К счастью, нарисованное темперной краской всегда легко снять, подправить, переделать. Лишь когда работа окончательно принята, ее раз за разом покрывают лаком — «лачат», подогревая в сушительных печах до температуры около 60 градусов. Только лак придает миниатюре законченность, навечно фиксируя рисунок. Потом изделие полируют. Почти каждый второй художник на фабрике — женщина. Любопытно, ведь раньше миниатюру делали одни мужчины.
— Удивительно другое, — замечает Белов, — что прежде без женщин обходились. Миниатюра ведь — искусство тонкое, прилежное. Да и фантазия у женщин богатая... Вот Оксану мы хоть и критиковали на совете, а ведь хорошо работает!
Мы стоим с Беловым на бревенчатом мосту и смотрим на спокойную, ленивую Тезу, которая вроде бы без труда умещается в своих берегах; правый берег совсем отлогий, через каждые пятьдесят метров на нем чернеет лодка, другой — чуть повыше. Но в апреле — мае Теза подминает под себя оба берега, и люди отправляются на работу, в столовую, в магазин на лодках. Весной в Холуе без челнока, что зимой без рукавиц, делать нечего.
В 1979 году река поднялась до самой фабрики, в кабинете директора воды было по щиколотку. Миша Печкин, художник и хранитель богатой библиотеки при фабрике, вынужден был вывезти часть книг. Вывозил на лодке, спасая от буйной весенней Тезы монографии по Возрождению и малым голландцам.
А иконы куда денешь? Пострадали они той весной, их теперь реставрировать бы надо. Да только реставрация дело тонкое, специальное, на фабрике минуты свободной нет, план жмет, шутка ли, шестьсот тысяч рублей. И все золотом: холуйский лак идет во Францию, Италию, Западную Германию, Америку. «Вот если бы фабрика принадлежала Художественному фонду...» — высказывали художники заветную мысль.
— Владимир Андреевич, я видел ваши работы «Ермак» и «Андрей Рублев». А новые есть?
— Да когда же? Днем на фабрике, с учениками вожусь, потом готовим с Печкиным вечера по истории живописи да на огороде еще картошка не копана...
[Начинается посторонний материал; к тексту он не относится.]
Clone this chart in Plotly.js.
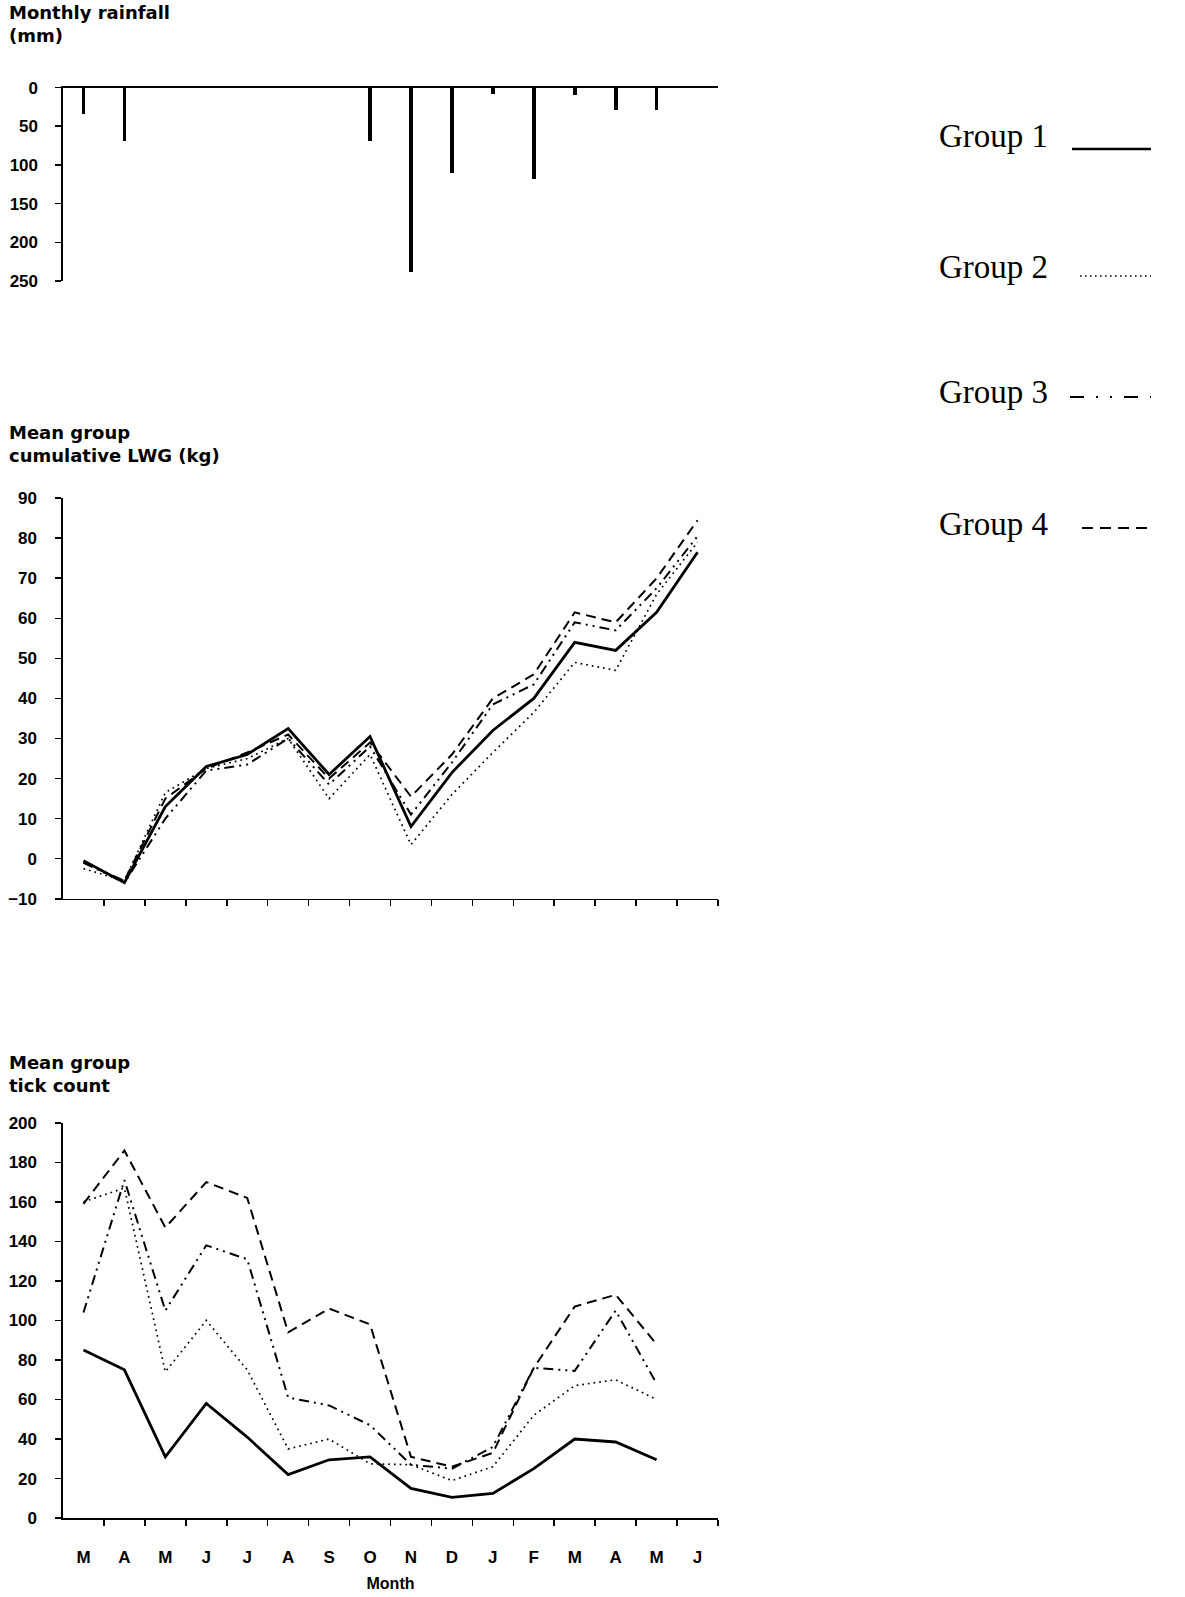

Владимир Андреевич лукавил, я видел у него дома множество эскизов, посвященных древнему Киеву. Но, видно, еще не пришла пора говорить об этом.
...Автобус из Холуя уходит в шесть утра. Я вглядываюсь в непроглядную тьму, жду появления света фар на том берегу. И вдруг значительно выше, по черной доске горизонта, внезапно ложится смелый и широкий зеленый мазок, за ним алый и, наконец, желтый и золотой — это поднимается солнце.